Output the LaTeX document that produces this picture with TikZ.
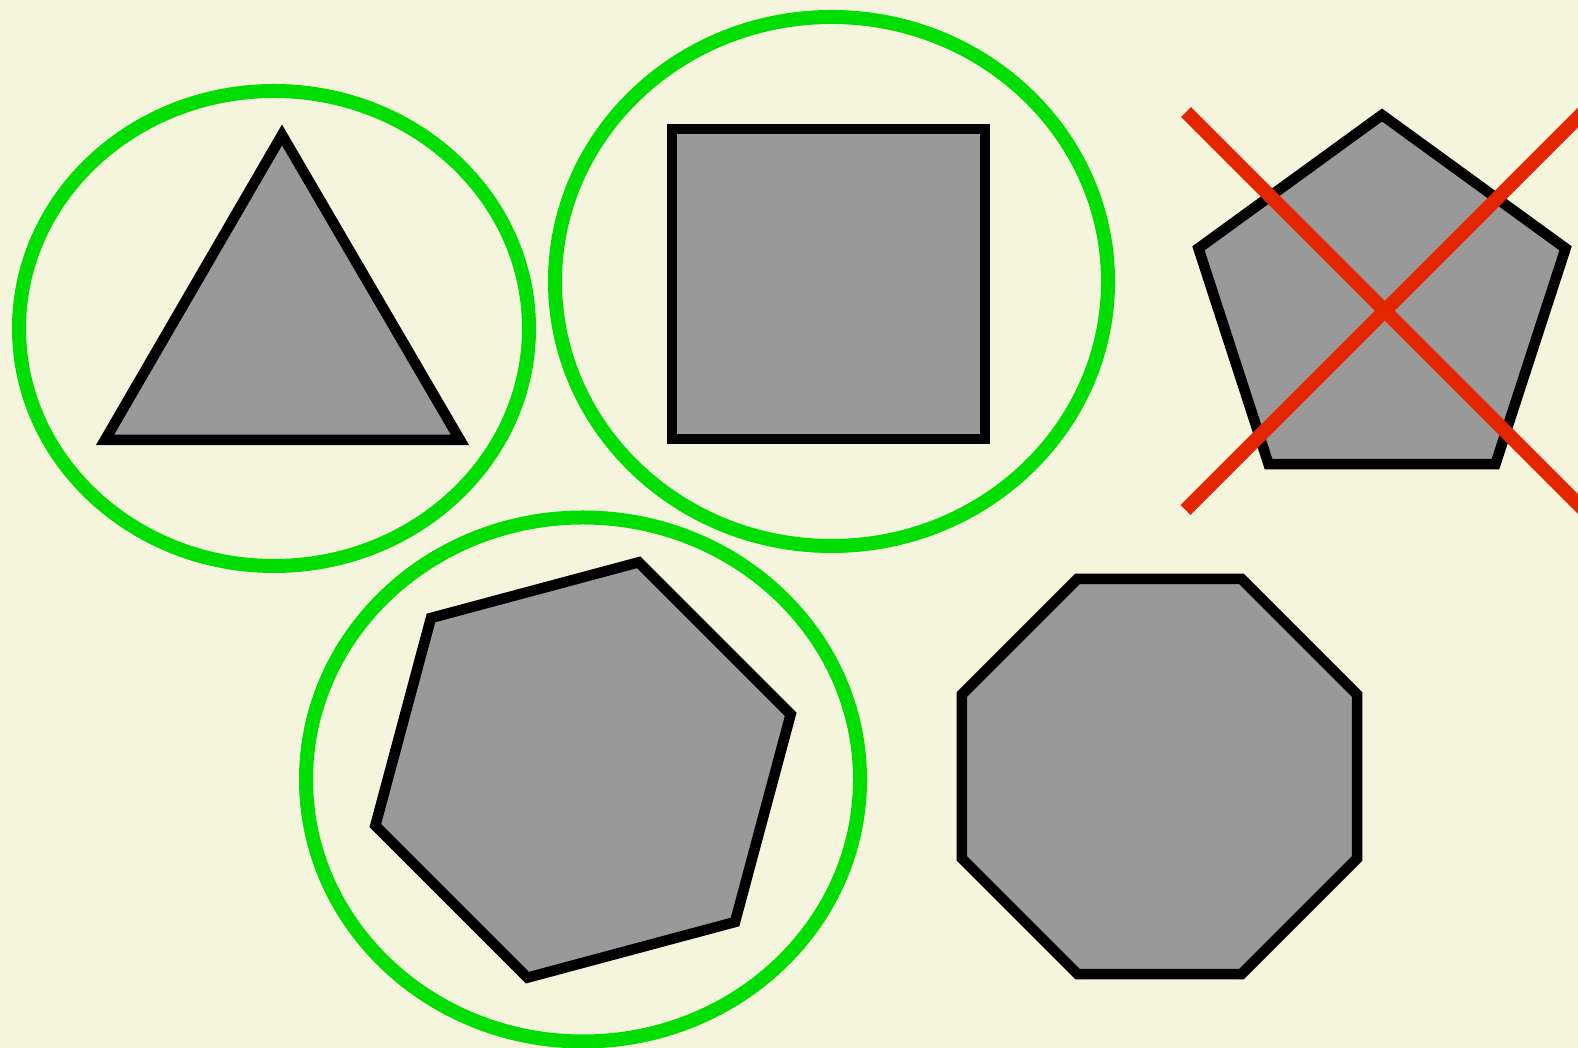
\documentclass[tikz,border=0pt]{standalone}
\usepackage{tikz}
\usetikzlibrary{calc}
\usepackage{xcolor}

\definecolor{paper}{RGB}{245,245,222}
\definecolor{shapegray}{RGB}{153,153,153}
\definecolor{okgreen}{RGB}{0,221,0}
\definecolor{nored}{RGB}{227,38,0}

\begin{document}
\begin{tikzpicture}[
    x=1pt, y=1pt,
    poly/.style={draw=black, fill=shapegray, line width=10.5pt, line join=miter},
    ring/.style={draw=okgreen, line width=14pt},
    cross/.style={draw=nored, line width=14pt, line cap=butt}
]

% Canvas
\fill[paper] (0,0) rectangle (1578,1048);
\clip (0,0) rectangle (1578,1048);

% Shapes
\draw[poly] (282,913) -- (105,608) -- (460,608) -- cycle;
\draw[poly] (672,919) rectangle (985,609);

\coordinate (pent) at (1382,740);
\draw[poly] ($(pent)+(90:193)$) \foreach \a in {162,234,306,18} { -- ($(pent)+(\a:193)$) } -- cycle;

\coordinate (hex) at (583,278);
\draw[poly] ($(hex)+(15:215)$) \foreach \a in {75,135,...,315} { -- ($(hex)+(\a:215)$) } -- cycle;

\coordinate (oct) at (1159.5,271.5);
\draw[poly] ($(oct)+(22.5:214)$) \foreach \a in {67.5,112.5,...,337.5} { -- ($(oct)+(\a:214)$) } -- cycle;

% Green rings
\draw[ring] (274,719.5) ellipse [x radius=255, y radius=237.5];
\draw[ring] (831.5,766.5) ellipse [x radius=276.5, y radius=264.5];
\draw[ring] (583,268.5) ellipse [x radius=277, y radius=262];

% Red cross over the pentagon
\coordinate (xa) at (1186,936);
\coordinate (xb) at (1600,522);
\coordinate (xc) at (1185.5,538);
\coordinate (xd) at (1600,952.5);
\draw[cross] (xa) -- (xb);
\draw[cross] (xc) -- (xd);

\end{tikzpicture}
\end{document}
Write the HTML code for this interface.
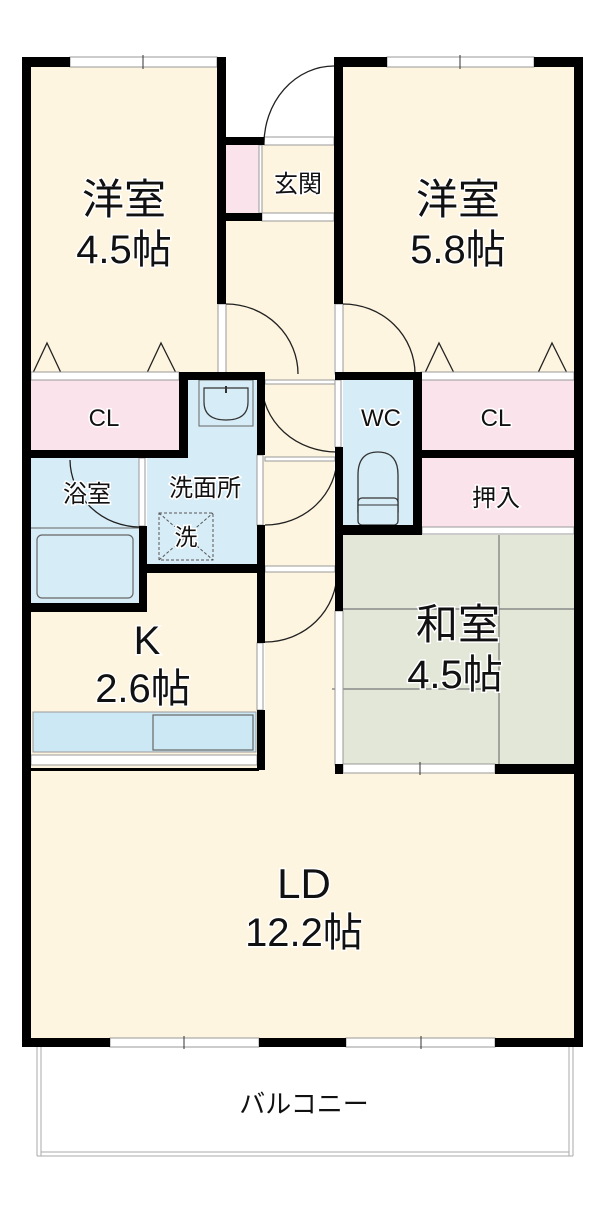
----
• What you should do:
Copy every line of the data word for word, omitting the images.

• Response below:
Output the LaTeX document that produces this picture with TikZ.
\documentclass[tikz,border=0pt]{standalone}
\usepackage{tikz}
\usetikzlibrary{calc}
\usepackage{xcolor}

\definecolor{paper}{RGB}{245,245,222}
\definecolor{shapegray}{RGB}{153,153,153}
\definecolor{okgreen}{RGB}{0,221,0}
\definecolor{nored}{RGB}{227,38,0}

\begin{document}
\begin{tikzpicture}[
    x=1pt, y=1pt,
    poly/.style={draw=black, fill=shapegray, line width=10.5pt, line join=miter},
    ring/.style={draw=okgreen, line width=14pt},
    cross/.style={draw=nored, line width=14pt, line cap=butt}
]

% Canvas
\fill[paper] (0,0) rectangle (1578,1048);
\clip (0,0) rectangle (1578,1048);

% Shapes
\draw[poly] (282,913) -- (105,608) -- (460,608) -- cycle;
\draw[poly] (672,919) rectangle (985,609);

\coordinate (pent) at (1382,740);
\draw[poly] ($(pent)+(90:193)$) \foreach \a in {162,234,306,18} { -- ($(pent)+(\a:193)$) } -- cycle;

\coordinate (hex) at (583,278);
\draw[poly] ($(hex)+(15:215)$) \foreach \a in {75,135,...,315} { -- ($(hex)+(\a:215)$) } -- cycle;

\coordinate (oct) at (1159.5,271.5);
\draw[poly] ($(oct)+(22.5:214)$) \foreach \a in {67.5,112.5,...,337.5} { -- ($(oct)+(\a:214)$) } -- cycle;

% Green rings
\draw[ring] (274,719.5) ellipse [x radius=255, y radius=237.5];
\draw[ring] (831.5,766.5) ellipse [x radius=276.5, y radius=264.5];
\draw[ring] (583,268.5) ellipse [x radius=277, y radius=262];

% Red cross over the pentagon
\coordinate (xa) at (1186,936);
\coordinate (xb) at (1600,522);
\coordinate (xc) at (1185.5,538);
\coordinate (xd) at (1600,952.5);
\draw[cross] (xa) -- (xb);
\draw[cross] (xc) -- (xd);

\end{tikzpicture}
\end{document}
Write the HTML code for this interface.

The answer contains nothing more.